Source code of charts:
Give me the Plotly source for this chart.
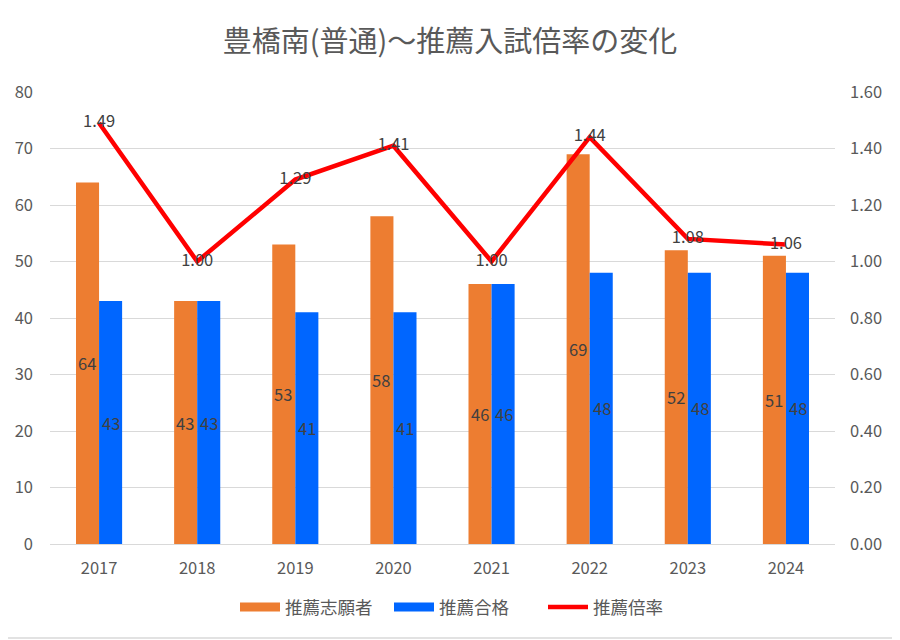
import plotly.graph_objects as go

years = ["2017", "2018", "2019", "2020", "2021", "2022", "2023", "2024"]
applicants = [64, 43, 53, 58, 46, 69, 52, 51]
passed = [43, 43, 41, 41, 46, 48, 48, 48]
ratio = [1.49, 1.00, 1.29, 1.41, 1.00, 1.44, 1.08, 1.06]

FONT = "Noto Sans CJK JP"
GRAY = "#595959"
LABEL = "#404040"
ORANGE = "#ED7D31"
BLUE = "#0066FF"
RED = "#FF0000"

fig = go.Figure()
fig.add_trace(go.Bar(x=years, y=applicants, name="推薦志願者", marker_color=ORANGE,
                     marker_line_width=0, showlegend=False))
fig.add_trace(go.Bar(x=years, y=passed, name="推薦合格", marker_color=BLUE,
                     marker_line_width=0, showlegend=False))
fig.add_trace(go.Scatter(x=years, y=ratio, name="推薦倍率", mode="lines+text", yaxis="y2",
                         line=dict(color=RED, width=4.5), showlegend=False,
                         text=[f"{v:.2f}" for v in ratio], textposition="middle center",
                         textfont=dict(family=FONT, size=16.5, color=LABEL)))
# legend entries (wide rectangular keys like the original)
for name, col, w in [("推薦志願者", ORANGE, 9), ("推薦合格", BLUE, 9), ("推薦倍率", RED, 4.5)]:
    fig.add_trace(go.Scatter(x=[None], y=[None], mode="lines", name=name,
                             line=dict(color=col, width=w), showlegend=True))

annotations = []
for i, (a, p) in enumerate(zip(applicants, passed)):
    annotations.append(dict(x=i, y=a / 2, text=str(a), showarrow=False, xshift=-12,
                            font=dict(family=FONT, size=16.5, color=LABEL)))
    annotations.append(dict(x=i, y=p / 2, text=str(p), showarrow=False, xshift=12,
                            font=dict(family=FONT, size=16.5, color=LABEL)))

FW, FH = 892, 632
W, H = 785, 452
L, T = 42, 84
fig.update_layout(
    width=FW, height=FH,
    margin=dict(l=L, r=FW - L - W, t=T, b=FH - T - H, autoexpand=False),
    paper_bgcolor="white", plot_bgcolor="white",
    barmode="group", bargap=0.53, bargroupgap=0,
    font=dict(family=FONT, color=GRAY),
    title=dict(text="豊橋南(普通)～推薦入試倍率の変化", x=(450 - 8) / FW, xanchor="center",
               y=1 - 34 / FH, yanchor="middle",
               font=dict(family=FONT, size=29, color=GRAY)),
    xaxis=dict(type="category", range=[-0.5, len(years) - 0.5], showgrid=False,
               showline=True, linecolor="#D9D9D9", linewidth=1, automargin=False,
               tickfont=dict(size=16.5, color=GRAY), ticks="", ticklabelstandoff=9),
    yaxis=dict(range=[0, 80], dtick=10, showgrid=True, gridcolor="#D9D9D9", gridwidth=1,
               zeroline=False, showline=False, tickfont=dict(size=16.5, color=GRAY),
               ticklabelstandoff=16, automargin=False),
    yaxis2=dict(range=[0, 1.6], dtick=0.2, tickformat=".2f", overlaying="y", side="right",
                showgrid=False, zeroline=False, showline=False, automargin=False,
                tickfont=dict(size=16.5, color=GRAY), ticklabelstandoff=14),
    legend=dict(orientation="h", x=(466 - 8 - L) / W, xanchor="center",
                y=(T + H - 599) / H, yanchor="middle",
                font=dict(size=17.5, color=GRAY), itemwidth=40, tracegroupgap=0,
                entrywidth=99, entrywidthmode="pixels"),
    annotations=annotations,
    shapes=[
        dict(type="line", xref="paper", yref="paper",
             x0=(890 - L) / W, x1=(890 - L) / W, y0=(T + H - 0) / H, y1=(T + H - 630) / H,
             line=dict(color="#D9D9D9", width=1.5)),
        dict(type="line", xref="paper", yref="paper",
             x0=(0 - L) / W, x1=(890 - L) / W, y0=(T + H - 630) / H, y1=(T + H - 630) / H,
             line=dict(color="#D9D9D9", width=1.5)),
    ],
)

fig.write_html("out.html")
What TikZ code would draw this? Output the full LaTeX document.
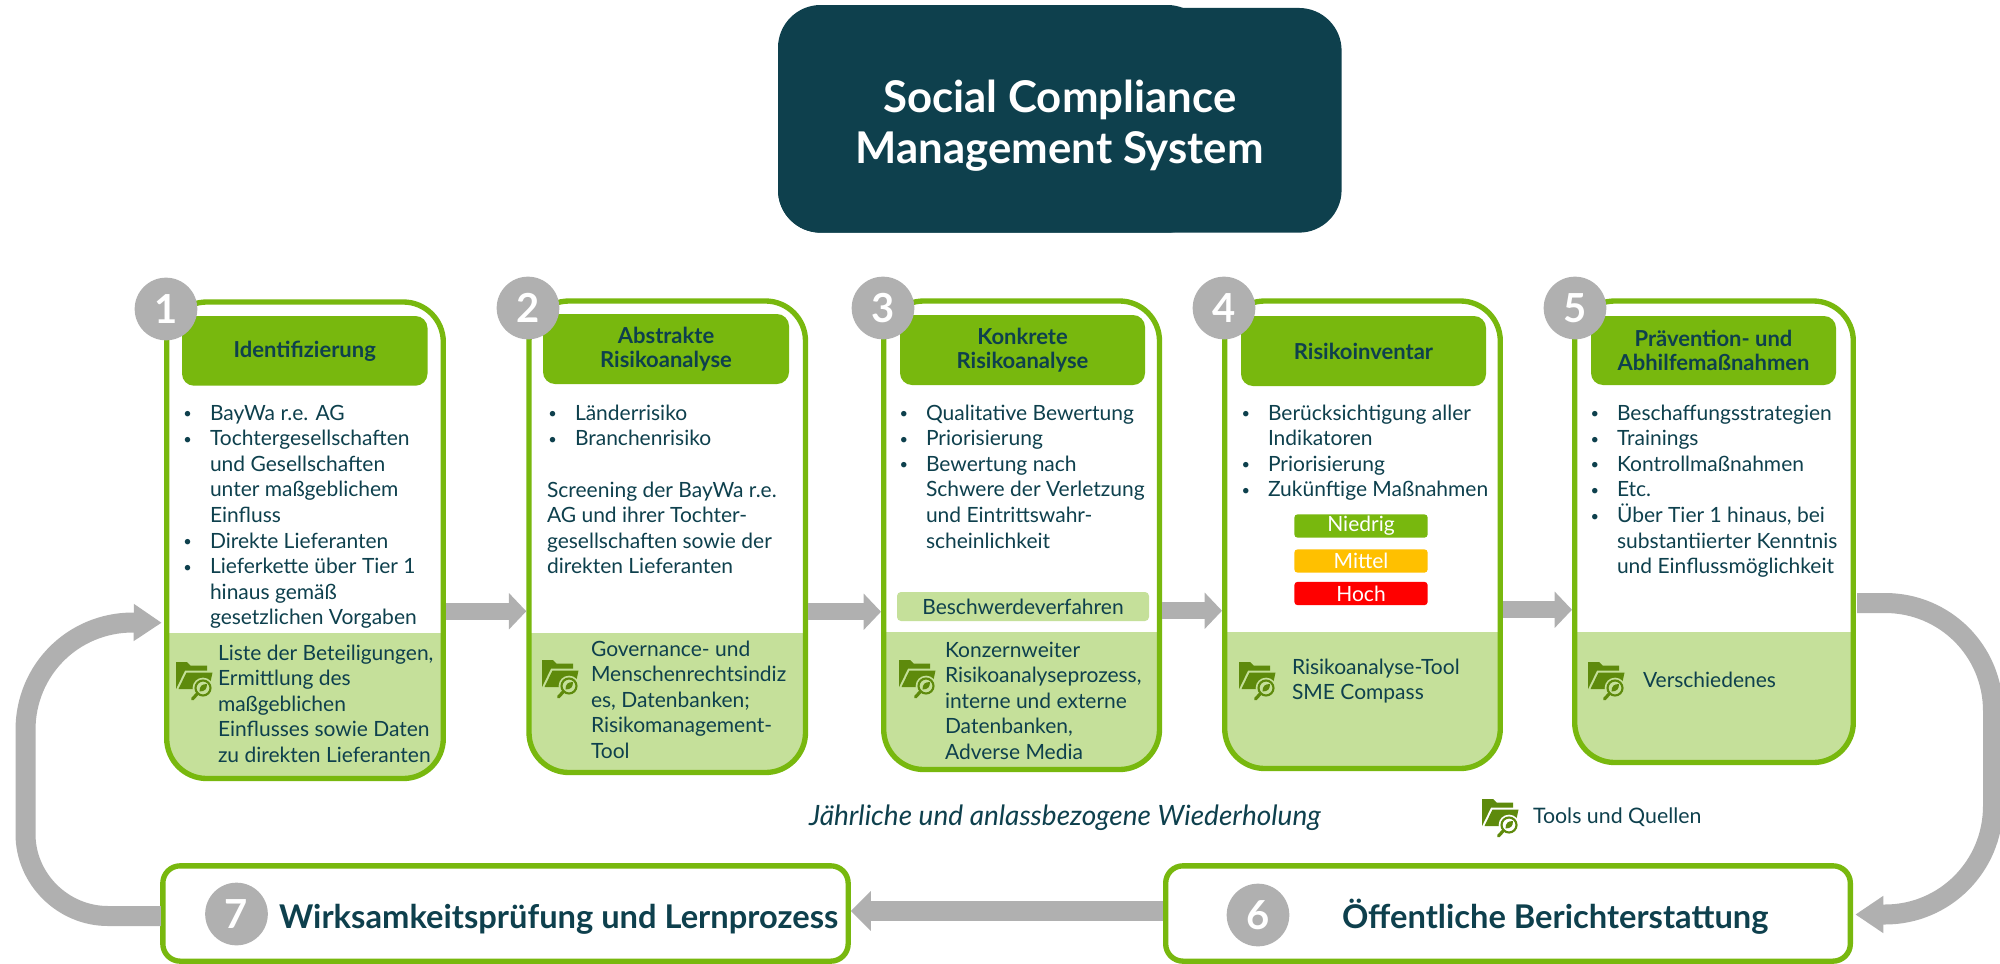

## Stated goal
Print every entry exactly as written, without the pictures.

## Exercise response
Give me the Plotly source for this chart.
import plotly.graph_objects as go

years = ["2017", "2018", "2019", "2020", "2021", "2022", "2023", "2024"]
applicants = [64, 43, 53, 58, 46, 69, 52, 51]
passed = [43, 43, 41, 41, 46, 48, 48, 48]
ratio = [1.49, 1.00, 1.29, 1.41, 1.00, 1.44, 1.08, 1.06]

FONT = "Noto Sans CJK JP"
GRAY = "#595959"
LABEL = "#404040"
ORANGE = "#ED7D31"
BLUE = "#0066FF"
RED = "#FF0000"

fig = go.Figure()
fig.add_trace(go.Bar(x=years, y=applicants, name="推薦志願者", marker_color=ORANGE,
                     marker_line_width=0, showlegend=False))
fig.add_trace(go.Bar(x=years, y=passed, name="推薦合格", marker_color=BLUE,
                     marker_line_width=0, showlegend=False))
fig.add_trace(go.Scatter(x=years, y=ratio, name="推薦倍率", mode="lines+text", yaxis="y2",
                         line=dict(color=RED, width=4.5), showlegend=False,
                         text=[f"{v:.2f}" for v in ratio], textposition="middle center",
                         textfont=dict(family=FONT, size=16.5, color=LABEL)))
# legend entries (wide rectangular keys like the original)
for name, col, w in [("推薦志願者", ORANGE, 9), ("推薦合格", BLUE, 9), ("推薦倍率", RED, 4.5)]:
    fig.add_trace(go.Scatter(x=[None], y=[None], mode="lines", name=name,
                             line=dict(color=col, width=w), showlegend=True))

annotations = []
for i, (a, p) in enumerate(zip(applicants, passed)):
    annotations.append(dict(x=i, y=a / 2, text=str(a), showarrow=False, xshift=-12,
                            font=dict(family=FONT, size=16.5, color=LABEL)))
    annotations.append(dict(x=i, y=p / 2, text=str(p), showarrow=False, xshift=12,
                            font=dict(family=FONT, size=16.5, color=LABEL)))

FW, FH = 892, 632
W, H = 785, 452
L, T = 42, 84
fig.update_layout(
    width=FW, height=FH,
    margin=dict(l=L, r=FW - L - W, t=T, b=FH - T - H, autoexpand=False),
    paper_bgcolor="white", plot_bgcolor="white",
    barmode="group", bargap=0.53, bargroupgap=0,
    font=dict(family=FONT, color=GRAY),
    title=dict(text="豊橋南(普通)～推薦入試倍率の変化", x=(450 - 8) / FW, xanchor="center",
               y=1 - 34 / FH, yanchor="middle",
               font=dict(family=FONT, size=29, color=GRAY)),
    xaxis=dict(type="category", range=[-0.5, len(years) - 0.5], showgrid=False,
               showline=True, linecolor="#D9D9D9", linewidth=1, automargin=False,
               tickfont=dict(size=16.5, color=GRAY), ticks="", ticklabelstandoff=9),
    yaxis=dict(range=[0, 80], dtick=10, showgrid=True, gridcolor="#D9D9D9", gridwidth=1,
               zeroline=False, showline=False, tickfont=dict(size=16.5, color=GRAY),
               ticklabelstandoff=16, automargin=False),
    yaxis2=dict(range=[0, 1.6], dtick=0.2, tickformat=".2f", overlaying="y", side="right",
                showgrid=False, zeroline=False, showline=False, automargin=False,
                tickfont=dict(size=16.5, color=GRAY), ticklabelstandoff=14),
    legend=dict(orientation="h", x=(466 - 8 - L) / W, xanchor="center",
                y=(T + H - 599) / H, yanchor="middle",
                font=dict(size=17.5, color=GRAY), itemwidth=40, tracegroupgap=0,
                entrywidth=99, entrywidthmode="pixels"),
    annotations=annotations,
    shapes=[
        dict(type="line", xref="paper", yref="paper",
             x0=(890 - L) / W, x1=(890 - L) / W, y0=(T + H - 0) / H, y1=(T + H - 630) / H,
             line=dict(color="#D9D9D9", width=1.5)),
        dict(type="line", xref="paper", yref="paper",
             x0=(0 - L) / W, x1=(890 - L) / W, y0=(T + H - 630) / H, y1=(T + H - 630) / H,
             line=dict(color="#D9D9D9", width=1.5)),
    ],
)

fig.write_html("out.html")
What TikZ code would draw this? Output the full LaTeX document.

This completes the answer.